[Date Prev][Date Next] [Thread Prev][Thread Next] [Date Index] [Thread Index]

Bug#1068829: Disabling the autostart of KDE Connect and screenreader KAccessible



Package: kde-plasma-desktop
Version: 5:142

These aren't needed for most users and are a privacy and security risk. In principle, it makes sense to only autostart things one actually needs to reduce the likelihood of crashes, the number of irrelevant log entries, the hardware resource consumption, and the attack surface (for example due to potential vulnerabilities in any of the software, especially if they constantly listen on some port).

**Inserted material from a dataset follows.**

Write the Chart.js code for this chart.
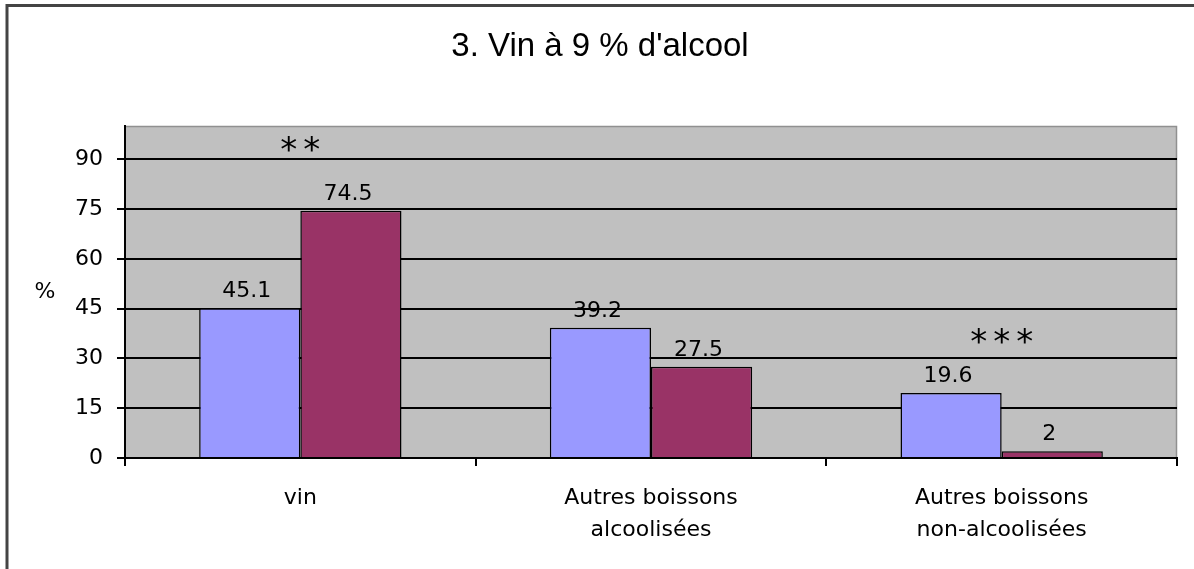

Many people are looking for ways to disable these autostarts and don't like that they're just enabled by default, see for example https://unix.stackexchange.com/questions/384306/why-does-kdeconnect-listen-on-port-1716-tcp-all-the-time-how-to-close-the-port and https://discuss.kde.org/t/how-to-disable-kde-connect/7686/3 (there two devs clarified that this is not a KDE issue but "a distribution issue" which is why I'm filing it here).

I thought Debian was a distro with great regard for security and stability and that it considers privacy and actual user needs/practices.

A major issue with these autostarts is that there is no proper way to disable them. See https://unix.stackexchange.com/questions/774190/how-to-permanently-disable-autostarting-of-applications-on-linux-debian
These methods do not only require time and are inconvenient (it's not even clear which one to use), they also get reset when the packages get upgraded such as during a  distro upgrade. KDE Connect constantly listens on some ports and according to the second link has been a known vector for a DOS attack.

I think "Calendar Reminders", screenreader "Orca", and "geoclue-2.0" also should not autostart but this issue is only about wireless file/device sharing app KDE Connection and KDE Accessible.

I don't think these autostarts were enabled to give people a reason to get educated on autostarts and autostart-prevention and to harden these two apps. If that's why they were automatically starting by default so far, then they should still be disabled now. If needed, the user could be asked if they want to have these autostart during initial installation.

Rather than bundling security-reducing bloat autostarts, I suggest that if these are installed by default at all, they are not configured to autostart. The user can easily configure them to autostart if they actually want that in the "Autostart" settings.